The Bent Sword
- The Bent Sword cover art by Tanya Quinlan.
- Author: Stephen Gashler
- Country: United States
- Language: English
- Genre: Fantasy, Young adult fiction
- Publisher: Boneville Books, an imprint of Cedar Fort, Inc. (US)
- Published: 7 July 2010
- Media type: Print (paperback)

= The Bent Sword =

2010 novel by Stephen Gashler

The Bent Sword is a young adult fantasy novel written and illustrated by Stephen Gashler, published by Cedar Fort, Inc. in 2010. Gashler adapted the book into a stage musical for New Play Project by the same name, having composed the lyrics and music.

==Synopsis==
In medieval England, a daydreaming peasant named Steffin wants to pursue his imaginary quest, but he feels trapped by society. When an eccentric storyteller insists that Steffin's quest is real, Steffin is forced to take his destiny into his own hands and seek out his arch nemesis, the dark Lord of Boredom.
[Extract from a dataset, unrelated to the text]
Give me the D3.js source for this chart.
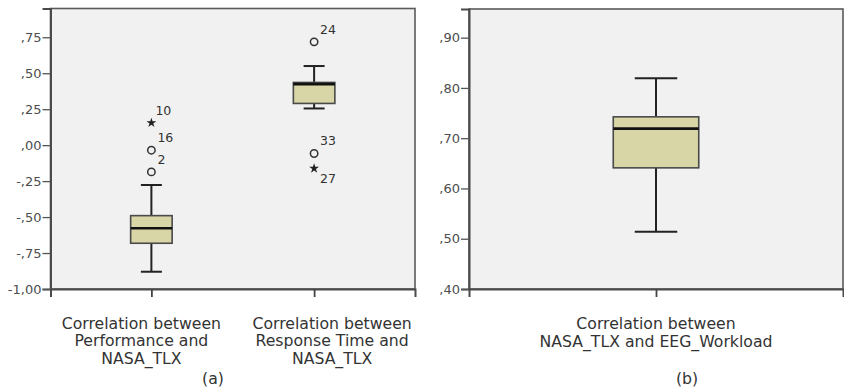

Through a reckless chain of Don Quixote-like adventures, colorful friends catch Steffin's dream, and the powers that oppose them begin to unveil themselves. But when reality kicks in and his friends have had enough, will Steffin be able to pull them back together and complete their quest, or will Lord Bore succeed in quelling the greatest of all adventures?

==Musical==
The musical version of The Bent Sword was first produced at the Provo Theater in Utah by New Play Project in November 2010. It is available for performance in the public domain. Stephen Gashler played the leading role of Steffin, and his friend since middle school, Andrew Whittaker, played Sir Him. Before playing their characters on stage, Gashler and Whittaker had invented Steffin and Sir Him about fourteen years prior, thus patterning the story of the novel and musical in which imaginary characters are made real. The show was directed by Teresa Gashler, Stephen's wife.